The iron-based nitride, ThFeAsN, which contains Th2N2 and FeAs2 layers, has been of considerable interest because unconventional superconductivity occurring at a temperature of 30 K. This material was of particular interest as the superconductivity was seen to arise without oxygen doping.
A large group of predominantly Chinese researchers, led by Professor Huiqian Luo from the Beijing National Laboratory for Condensed Matter Physics, gathered diffraction measurements on the high intensity diffractometer WOMBAT, assisted by instrument scientists Dr. Helen Maynard-Casely and Dr. Guochu Deng based at the Australian Centre for Neutron Scattering. This enabled them to determine the crystal structure of the compound over a large temperature range.
In similar types of materials, the onset of a superconducting state is thought to be associated with magnetic ordering within the crystal structure. Earlier measurements had shown no magnetic ordering in the ThFeAsN material, and hence this neutron study was an opportunity to confirm this and search for other structural insights into the material’s properties.
The lack of magnetic order was confirmed because no difference was found between the data sets at 6 K and 40 K. All of the observed reflections could be could be identified as having arisen from the atomic structure from 6K up to 300K — no magnetic reflections were identified.
Diffraction patterns over the temperature range from 300 K to 6 K also indicated there was no structural phase transition from tetragonal to orthorhombic in the crystal lattice.
The investigators reported that the lattice parameters continuously increased with temperature due to thermal expansion and a weak distortion in the tetrahedron possibly took place at 160 K. Details from the structure point to this distortion coming from the FeAs2 layers.
The close relationship between local structure of the FeAs4 tetrahedron and the superconducting temperature, suggested TheFeAsN is in a nearly optimized superconducting state.
This is different to many other discovered superconducting materials, which require tweaks in their chemistry to produce the highest critical temperature.
The authors also surmised that the close distance of Fe-As would favor electron hopping, reducing electron correlations and orbital order, thereby providing a reasonable explanation for the absence of magnetic order, structural transition and resistivity anomaly.
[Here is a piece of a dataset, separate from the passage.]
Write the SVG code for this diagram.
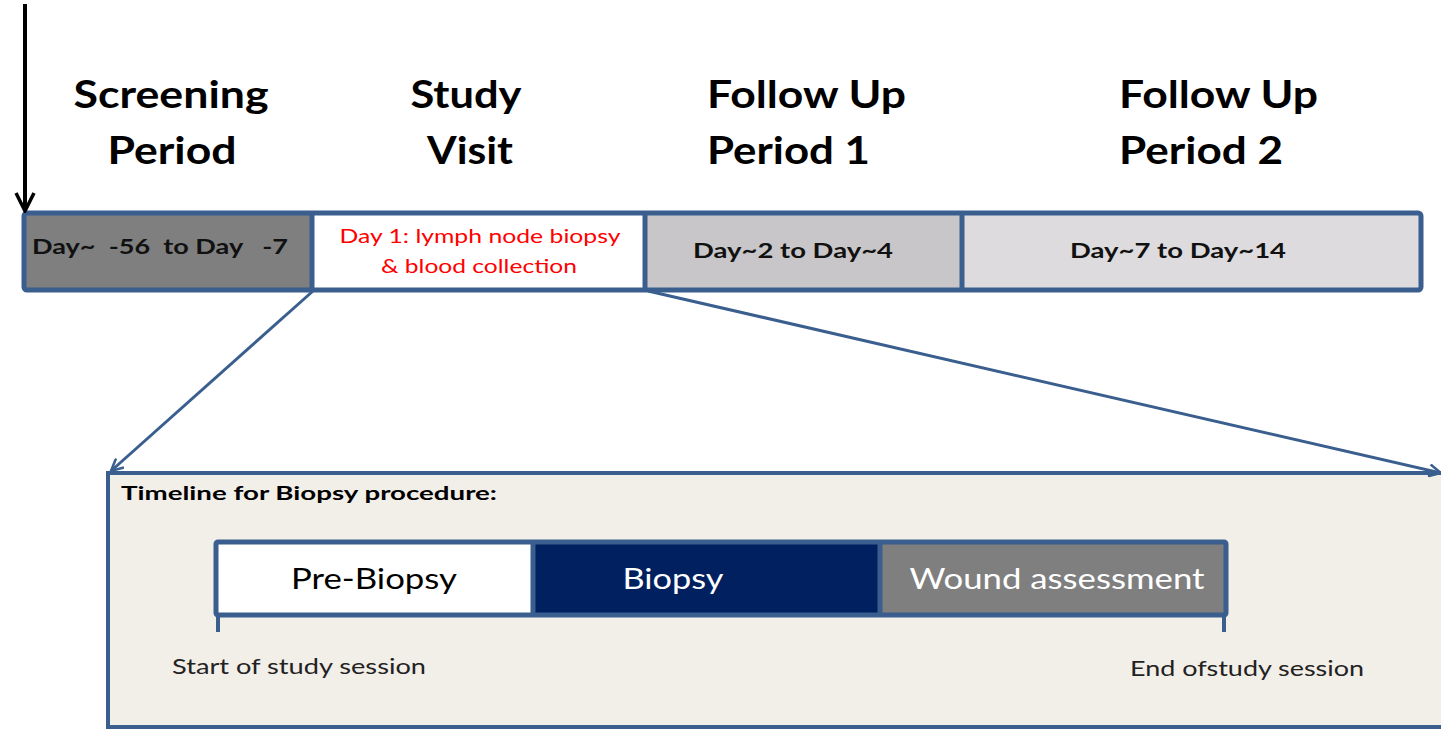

Carrier density measurements indicated that ThFeAsN could already be doped by electrons, which are probably introduced by the N deficiency or O occupancy or the reduced valence of nitrogen. The self-doping effect could be responsible for the superconductivity and suppression of magnetic order.
Research institutions that also contributed to the study included Shandong University, National Institute of Standards and Technology (U.S.), Zhejiang University, Collaborative Innovation Centre of Advanced Microstructures (China), and the Collaborative Innovation Centre of Quantum Matter.